• [What you need to do]:
Copy the data exactly as it appears, and do not include any pictures.

• [Data in this exercise]:
+ + +

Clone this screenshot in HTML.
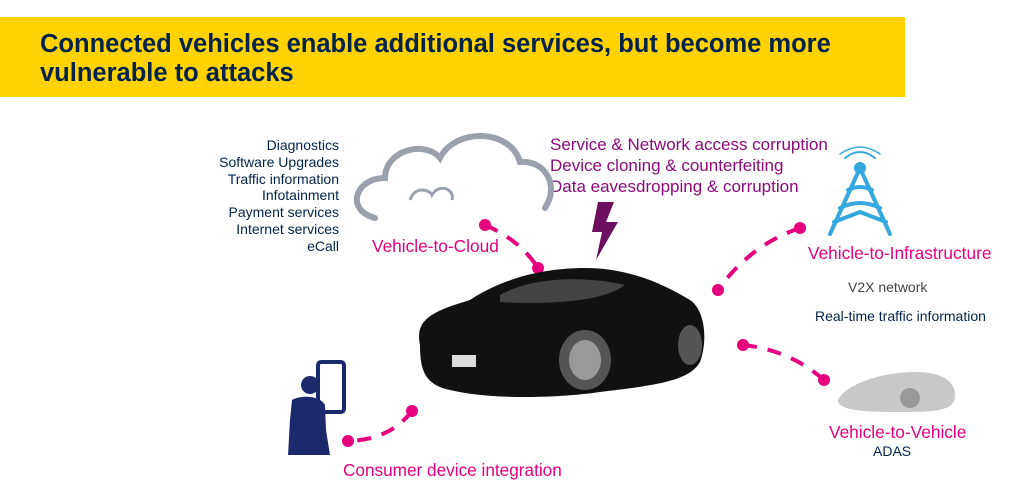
<!DOCTYPE html>
<html><head><meta charset="utf-8"><style>
body{margin:0;width:1009px;height:501px;background:#fff;position:relative;overflow:hidden;font-family:"Liberation Sans",Arial,sans-serif}
.t{position:absolute;white-space:nowrap}
</style></head><body>
<div style="position:absolute;left:0;top:17px;width:905px;height:80px;background:#FFD200"></div>
<div class="t" style="left:40px;top:30px;font-size:25.5px;font-weight:bold;color:#03234B;line-height:29px">Connected vehicles enable additional services, but become more<br>vulnerable to attacks</div>
<div class="t" style="left:180px;top:137px;width:159px;text-align:right;font-size:14px;color:#03234B;line-height:16.8px">Diagnostics<br>Software Upgrades<br>Traffic information<br>Infotainment<br>Payment services<br>Internet services<br>eCall</div>
<div class="t" style="left:550px;top:134px;font-size:17px;color:#8B0A7C;line-height:21px">Service &amp; Network access corruption<br>Device cloning &amp; counterfeiting<br>Data eavesdropping &amp; corruption</div>
<div class="t" style="left:372px;top:236px;font-size:17.3px;color:#E6007E">Vehicle-to-Cloud</div>
<div class="t" style="left:808px;top:243px;font-size:17.3px;color:#E6007E">Vehicle-to-Infrastructure</div>
<div class="t" style="left:848px;top:279px;font-size:14px;color:#444">V2X network</div>
<div class="t" style="left:815px;top:308px;font-size:14px;color:#03234B">Real-time traffic information</div>
<div class="t" style="left:829px;top:422px;font-size:17.3px;color:#E6007E">Vehicle-to-Vehicle</div>
<div class="t" style="left:873px;top:443px;font-size:14px;color:#03234B">ADAS</div>
<div class="t" style="left:343px;top:460px;font-size:17.2px;color:#E6007E">Consumer device integration</div>
<svg width="1009" height="501" style="position:absolute;left:0;top:0">
<path d="M375,218 C345,210 355,178 385,178 C385,150 425,140 440,158 C455,128 510,128 520,162 C545,160 560,185 545,208" fill="none" stroke="#9AA0AC" stroke-width="6" stroke-linecap="round"/>
<path d="M410,200 C415,185 430,190 432,195 C440,182 455,190 452,200" fill="none" stroke="#9AA0AC" stroke-width="3"/>
<polygon points="598,202 614,202 606,222 618,222 596,260 602,232 592,232" fill="#6B0F5E"/>
<g stroke="#35A8E0" stroke-width="4" fill="none" stroke-linecap="round">
<line x1="860" y1="168" x2="830" y2="234"/><line x1="860" y1="168" x2="890" y2="234"/>
<path d="M848,190 Q860,184 872,190"/><path d="M840,208 Q860,198 880,208"/><path d="M834,222 L860,212 L886,222"/>
<path d="M845,158 Q860,146 875,158" stroke-width="2"/><path d="M840,154 Q860,140 880,154" stroke-width="1.5"/>
</g>
<circle cx="860" cy="168" r="6" fill="#35A8E0"/>
<g stroke="#E6007E" stroke-width="4" fill="none" stroke-dasharray="14,11">
<path d="M485,225 Q520,240 538,268"/>
<path d="M800,228 Q750,245 718,290"/>
<path d="M743,345 Q790,350 824,380"/>
<path d="M412,411 Q390,440 348,441"/>
</g>
<g fill="#E6007E"><circle cx="485" cy="225" r="6"/><circle cx="538" cy="268" r="6"/><circle cx="800" cy="228" r="6"/><circle cx="718" cy="290" r="6"/><circle cx="743" cy="345" r="6"/><circle cx="824" cy="380" r="6"/><circle cx="412" cy="411" r="6"/><circle cx="348" cy="441" r="6"/></g>
<path d="M420,345 C415,320 430,312 470,300 C500,280 540,268 585,268 C630,268 665,285 690,300 C705,310 708,340 700,362 C690,380 660,385 600,392 C560,398 490,400 450,390 C425,385 420,370 420,345 Z" fill="#111"/>
<path d="M500,295 C530,278 580,275 625,285 C605,300 560,305 500,302 Z" fill="#444"/>
<ellipse cx="585" cy="360" rx="26" ry="30" fill="#555"/><ellipse cx="585" cy="360" rx="16" ry="20" fill="#999"/>
<ellipse cx="690" cy="345" rx="12" ry="20" fill="#555"/>
<rect x="452" y="355" width="24" height="12" fill="#ddd"/>
<path d="M838,400 C845,385 880,372 915,372 C940,372 955,380 955,395 C955,410 940,412 900,412 C860,412 838,410 838,400 Z" fill="#c8c8c8"/>
<circle cx="910" cy="398" r="10" fill="#999"/>
<rect x="318" y="362" width="26" height="50" rx="3" fill="#fff" stroke="#1A2A6C" stroke-width="4"/>
<circle cx="310" cy="385" r="9" fill="#1A2A6C"/>
<path d="M292,400 C300,395 320,395 325,405 L326,430 L330,455 L288,455 L290,420 Z" fill="#1A2A6C"/>
</svg>
</body></html>
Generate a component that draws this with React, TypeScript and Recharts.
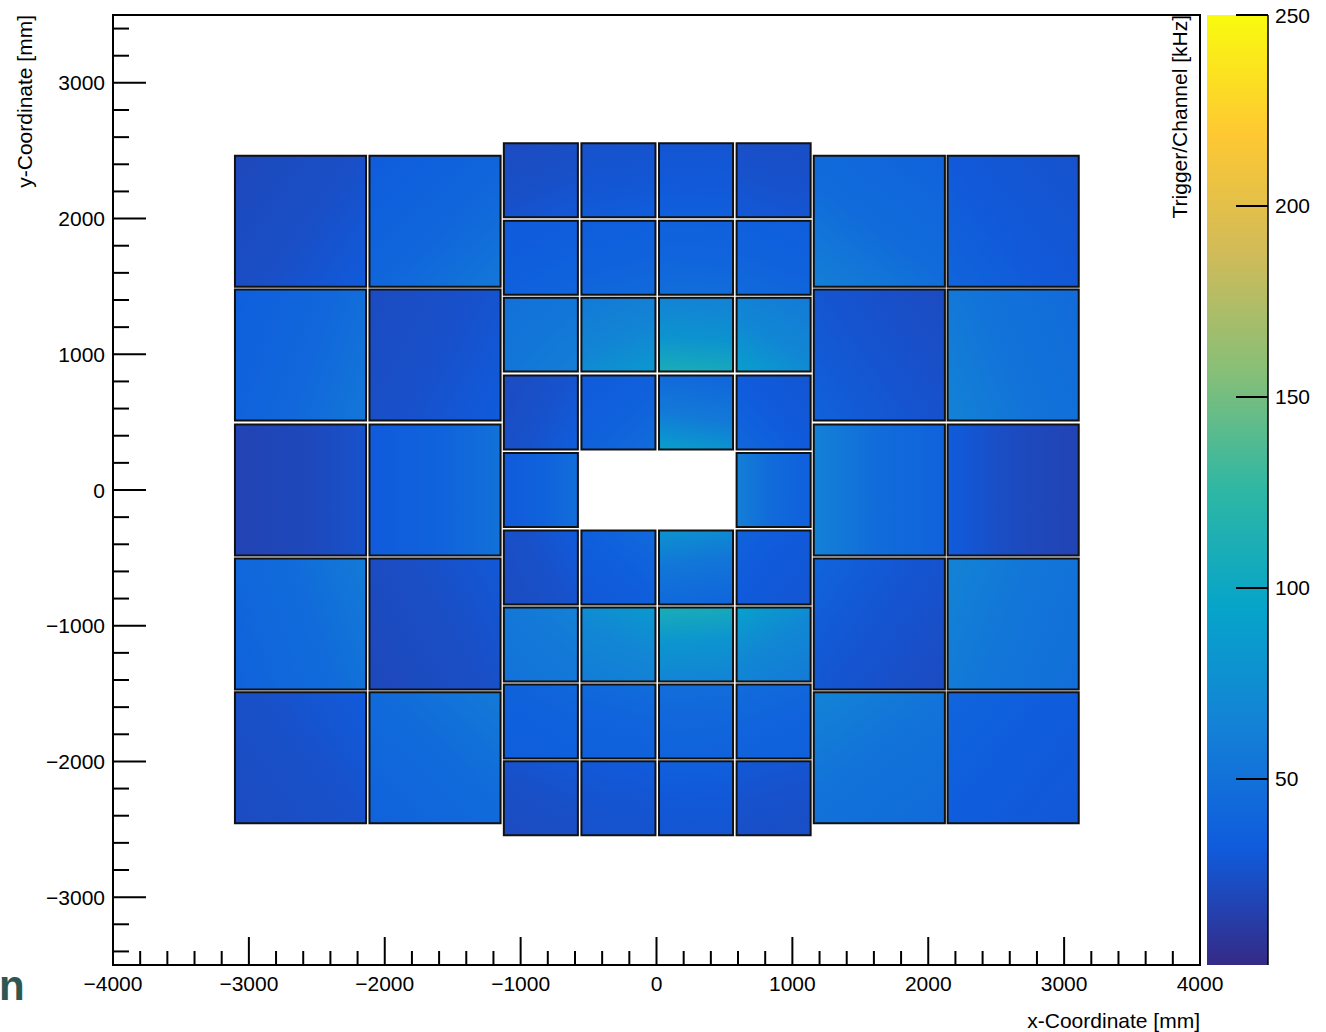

+ + +

• [Written solution]:
Clone this screenshot in HTML.
<!DOCTYPE html>
<html><head><meta charset="utf-8"><style>
body{margin:0;width:1009px;height:501px;background:#fff;position:relative;overflow:hidden;font-family:"Liberation Sans",Arial,sans-serif}
.t{position:absolute;white-space:nowrap}
</style></head><body>
<div style="position:absolute;left:0;top:17px;width:905px;height:80px;background:#FFD200"></div>
<div class="t" style="left:40px;top:30px;font-size:25.5px;font-weight:bold;color:#03234B;line-height:29px">Connected vehicles enable additional services, but become more<br>vulnerable to attacks</div>
<div class="t" style="left:180px;top:137px;width:159px;text-align:right;font-size:14px;color:#03234B;line-height:16.8px">Diagnostics<br>Software Upgrades<br>Traffic information<br>Infotainment<br>Payment services<br>Internet services<br>eCall</div>
<div class="t" style="left:550px;top:134px;font-size:17px;color:#8B0A7C;line-height:21px">Service &amp; Network access corruption<br>Device cloning &amp; counterfeiting<br>Data eavesdropping &amp; corruption</div>
<div class="t" style="left:372px;top:236px;font-size:17.3px;color:#E6007E">Vehicle-to-Cloud</div>
<div class="t" style="left:808px;top:243px;font-size:17.3px;color:#E6007E">Vehicle-to-Infrastructure</div>
<div class="t" style="left:848px;top:279px;font-size:14px;color:#444">V2X network</div>
<div class="t" style="left:815px;top:308px;font-size:14px;color:#03234B">Real-time traffic information</div>
<div class="t" style="left:829px;top:422px;font-size:17.3px;color:#E6007E">Vehicle-to-Vehicle</div>
<div class="t" style="left:873px;top:443px;font-size:14px;color:#03234B">ADAS</div>
<div class="t" style="left:343px;top:460px;font-size:17.2px;color:#E6007E">Consumer device integration</div>
<svg width="1009" height="501" style="position:absolute;left:0;top:0">
<path d="M375,218 C345,210 355,178 385,178 C385,150 425,140 440,158 C455,128 510,128 520,162 C545,160 560,185 545,208" fill="none" stroke="#9AA0AC" stroke-width="6" stroke-linecap="round"/>
<path d="M410,200 C415,185 430,190 432,195 C440,182 455,190 452,200" fill="none" stroke="#9AA0AC" stroke-width="3"/>
<polygon points="598,202 614,202 606,222 618,222 596,260 602,232 592,232" fill="#6B0F5E"/>
<g stroke="#35A8E0" stroke-width="4" fill="none" stroke-linecap="round">
<line x1="860" y1="168" x2="830" y2="234"/><line x1="860" y1="168" x2="890" y2="234"/>
<path d="M848,190 Q860,184 872,190"/><path d="M840,208 Q860,198 880,208"/><path d="M834,222 L860,212 L886,222"/>
<path d="M845,158 Q860,146 875,158" stroke-width="2"/><path d="M840,154 Q860,140 880,154" stroke-width="1.5"/>
</g>
<circle cx="860" cy="168" r="6" fill="#35A8E0"/>
<g stroke="#E6007E" stroke-width="4" fill="none" stroke-dasharray="14,11">
<path d="M485,225 Q520,240 538,268"/>
<path d="M800,228 Q750,245 718,290"/>
<path d="M743,345 Q790,350 824,380"/>
<path d="M412,411 Q390,440 348,441"/>
</g>
<g fill="#E6007E"><circle cx="485" cy="225" r="6"/><circle cx="538" cy="268" r="6"/><circle cx="800" cy="228" r="6"/><circle cx="718" cy="290" r="6"/><circle cx="743" cy="345" r="6"/><circle cx="824" cy="380" r="6"/><circle cx="412" cy="411" r="6"/><circle cx="348" cy="441" r="6"/></g>
<path d="M420,345 C415,320 430,312 470,300 C500,280 540,268 585,268 C630,268 665,285 690,300 C705,310 708,340 700,362 C690,380 660,385 600,392 C560,398 490,400 450,390 C425,385 420,370 420,345 Z" fill="#111"/>
<path d="M500,295 C530,278 580,275 625,285 C605,300 560,305 500,302 Z" fill="#444"/>
<ellipse cx="585" cy="360" rx="26" ry="30" fill="#555"/><ellipse cx="585" cy="360" rx="16" ry="20" fill="#999"/>
<ellipse cx="690" cy="345" rx="12" ry="20" fill="#555"/>
<rect x="452" y="355" width="24" height="12" fill="#ddd"/>
<path d="M838,400 C845,385 880,372 915,372 C940,372 955,380 955,395 C955,410 940,412 900,412 C860,412 838,410 838,400 Z" fill="#c8c8c8"/>
<circle cx="910" cy="398" r="10" fill="#999"/>
<rect x="318" y="362" width="26" height="50" rx="3" fill="#fff" stroke="#1A2A6C" stroke-width="4"/>
<circle cx="310" cy="385" r="9" fill="#1A2A6C"/>
<path d="M292,400 C300,395 320,395 325,405 L326,430 L330,455 L288,455 L290,420 Z" fill="#1A2A6C"/>
</svg>
</body></html>
Generate a component that draws this with React, TypeScript and Recharts.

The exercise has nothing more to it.